* **Data provided**:
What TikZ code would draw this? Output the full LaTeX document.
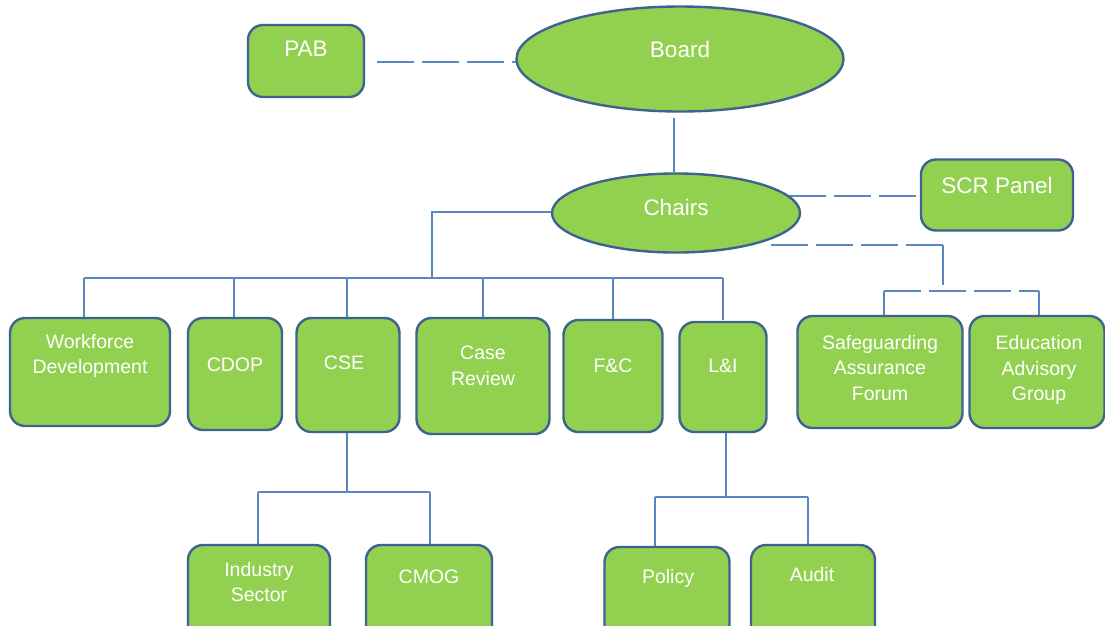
\documentclass[tikz,border=0pt]{standalone}
\usepackage{fontspec}
\setmainfont{Liberation Sans}
\usetikzlibrary{shapes.geometric}
\definecolor{boxfill}{HTML}{92D050}
\definecolor{boxedge}{HTML}{3F6291}
\definecolor{linkc}{HTML}{5B86C2}
\tikzset{
  box/.style={draw=boxedge, line width=2.4pt, fill=boxfill, rounded corners=15pt, inner sep=0pt},
  oval/.style={draw=boxedge, line width=2.4pt, fill=boxfill, ellipse, inner sep=0pt},
  bigtxt/.style={text=white, font=\fontsize{22.5}{26}\selectfont, inner sep=0pt, anchor=center},
  txt/.style={text=white, font=\fontsize{19.5}{25.5}\selectfont, inner sep=0pt, align=center, anchor=center},
  link/.style={draw=linkc, line width=1.3pt},
  dlink/.style={draw=linkc, line width=1.3pt, dash pattern=on 37pt off 8pt},
}
\begin{document}
\begin{tikzpicture}[x=1pt,y=-1pt]
\useasboundingbox (0,0) rectangle (1105,625);
\clip (0,0) rectangle (1105,625);
\fill[white] (0,0) rectangle (1105,625);

% coordinates for connectors
\coordinate (pd) at (377,62);
\coordinate (bc) at (674,118);
\coordinate (cb) at (674,172);
\coordinate (cl) at (552,212);
\coordinate (j1) at (432,212);
\coordinate (j2) at (432,278);
\coordinate (hl) at (84,278);
\coordinate (hr) at (723,278);
\coordinate (sd1) at (789,196);
\coordinate (sd2) at (771,245);
\coordinate (sd3) at (943,245);
\coordinate (sd4) at (943,285);
\coordinate (sl) at (884,291);
\coordinate (sr) at (1039,291);
\coordinate (cse1) at (347,492);
\coordinate (csel) at (258,492);
\coordinate (cser) at (430,492);
\coordinate (li1) at (726,497);
\coordinate (lil) at (655,497);
\coordinate (lir) at (808,497);

% connectors (drawn first, under the shapes)
\draw[dlink] (pd) -- (516,62);
\draw[link] (bc) -- (cb);
\draw[link] (cl) -- (j1) -- (j2);
\draw[link] (hl) -- (hr);
\foreach \x in {84,234,347,483,613,723} \draw[link] (\x,278) -- (\x,320);
\draw[dlink] (sd1) -- (921,196);
\draw[dlink] (sd2) -- (sd3);
\draw[link] (sd3) -- (sd4);
\draw[dlink] (sl) -- (sr);
\draw[link] (sl) -- (884,318);
\draw[link] (sr) -- (1039,318);
\draw[link] (347,432) -- (cse1);
\draw[link] (csel) -- (cser);
\draw[link] (csel) -- (258,546);
\draw[link] (cser) -- (430,546);
\draw[link] (726,432) -- (li1);
\draw[link] (lil) -- (lir);
\draw[link] (lil) -- (655,548);
\draw[link] (lir) -- (808,546);

% top shapes
\node[box, minimum width=116pt, minimum height=72pt] (pab) at (306,61) {};
\node[bigtxt] (pabt) at (306,49) {PAB};
\node[oval, minimum width=327pt, minimum height=105pt] (board) at (680,59) {};
\node[bigtxt] (boardt) at (680,49) {Board};
\node[oval, minimum width=248pt, minimum height=79pt] (chairs) at (676,213) {};
\node[bigtxt] (chairst) at (676,207) {Chairs};
\node[box, minimum width=152pt, minimum height=71pt] (scr) at (997,195) {};
\node[bigtxt] (scrt) at (997,185) {SCR Panel};

% second row
\node[box, minimum width=160pt, minimum height=108pt] (wd) at (90,372) {};
\node[txt] (wdt) at (90,356) {Workforce\\Development};
\node[box, minimum width=94pt, minimum height=112pt] (cdop) at (235,374) {};
\node[txt] (cdopt) at (235,365) {CDOP};
\node[box, minimum width=103pt, minimum height=114pt] (cse) at (348,375) {};
\node[txt] (cset) at (344,363) {CSE};
\node[box, minimum width=133pt, minimum height=116pt] (cr) at (483,376) {};
\node[txt] (crt) at (483,366) {Case\\Review};
\node[box, minimum width=99pt, minimum height=112pt] (fc) at (613,376) {};
\node[txt] (fct) at (613,366) {F\&C};
\node[box, minimum width=87pt, minimum height=110pt] (li) at (723,377) {};
\node[txt] (lit) at (723,366) {L\&I};
\node[box, minimum width=165pt, minimum height=112pt] (saf) at (880,372) {};
\node[txt] (saft) at (880,368) {Safeguarding\\Assurance\\Forum};
\node[box, minimum width=135pt, minimum height=112pt] (eag) at (1037,372) {};
\node[txt] (eagt) at (1039,370) {Education\\Advisory\\Group};

% third row
\node[box, minimum width=142pt, minimum height=100pt] (ind) at (259,595) {};
\node[txt] (indt) at (259,582) {Industry\\Sector};
\node[box, minimum width=126pt, minimum height=100pt] (cmog) at (429,595) {};
\node[txt] (cmogt) at (429,577) {CMOG};
\node[box, minimum width=125pt, minimum height=100pt] (pol) at (667,597) {};
\node[txt] (polt) at (668,578) {Policy};
\node[box, minimum width=124pt, minimum height=100pt] (aud) at (813,595) {};
\node[txt] (audt) at (812,575) {Audit};
\end{tikzpicture}
\end{document}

* **Problem**: Set the lines above down again, word for word, from the first through the one containing "(lir) at (808,497);"; pictures excluded.

* **Task solution**:
What TikZ code would draw this? Output the full LaTeX document.
\documentclass[tikz,border=0pt]{standalone}
\usepackage{fontspec}
\setmainfont{Liberation Sans}
\usetikzlibrary{shapes.geometric}
\definecolor{boxfill}{HTML}{92D050}
\definecolor{boxedge}{HTML}{3F6291}
\definecolor{linkc}{HTML}{5B86C2}
\tikzset{
  box/.style={draw=boxedge, line width=2.4pt, fill=boxfill, rounded corners=15pt, inner sep=0pt},
  oval/.style={draw=boxedge, line width=2.4pt, fill=boxfill, ellipse, inner sep=0pt},
  bigtxt/.style={text=white, font=\fontsize{22.5}{26}\selectfont, inner sep=0pt, anchor=center},
  txt/.style={text=white, font=\fontsize{19.5}{25.5}\selectfont, inner sep=0pt, align=center, anchor=center},
  link/.style={draw=linkc, line width=1.3pt},
  dlink/.style={draw=linkc, line width=1.3pt, dash pattern=on 37pt off 8pt},
}
\begin{document}
\begin{tikzpicture}[x=1pt,y=-1pt]
\useasboundingbox (0,0) rectangle (1105,625);
\clip (0,0) rectangle (1105,625);
\fill[white] (0,0) rectangle (1105,625);

% coordinates for connectors
\coordinate (pd) at (377,62);
\coordinate (bc) at (674,118);
\coordinate (cb) at (674,172);
\coordinate (cl) at (552,212);
\coordinate (j1) at (432,212);
\coordinate (j2) at (432,278);
\coordinate (hl) at (84,278);
\coordinate (hr) at (723,278);
\coordinate (sd1) at (789,196);
\coordinate (sd2) at (771,245);
\coordinate (sd3) at (943,245);
\coordinate (sd4) at (943,285);
\coordinate (sl) at (884,291);
\coordinate (sr) at (1039,291);
\coordinate (cse1) at (347,492);
\coordinate (csel) at (258,492);
\coordinate (cser) at (430,492);
\coordinate (li1) at (726,497);
\coordinate (lil) at (655,497);
\coordinate (lir) at (808,497);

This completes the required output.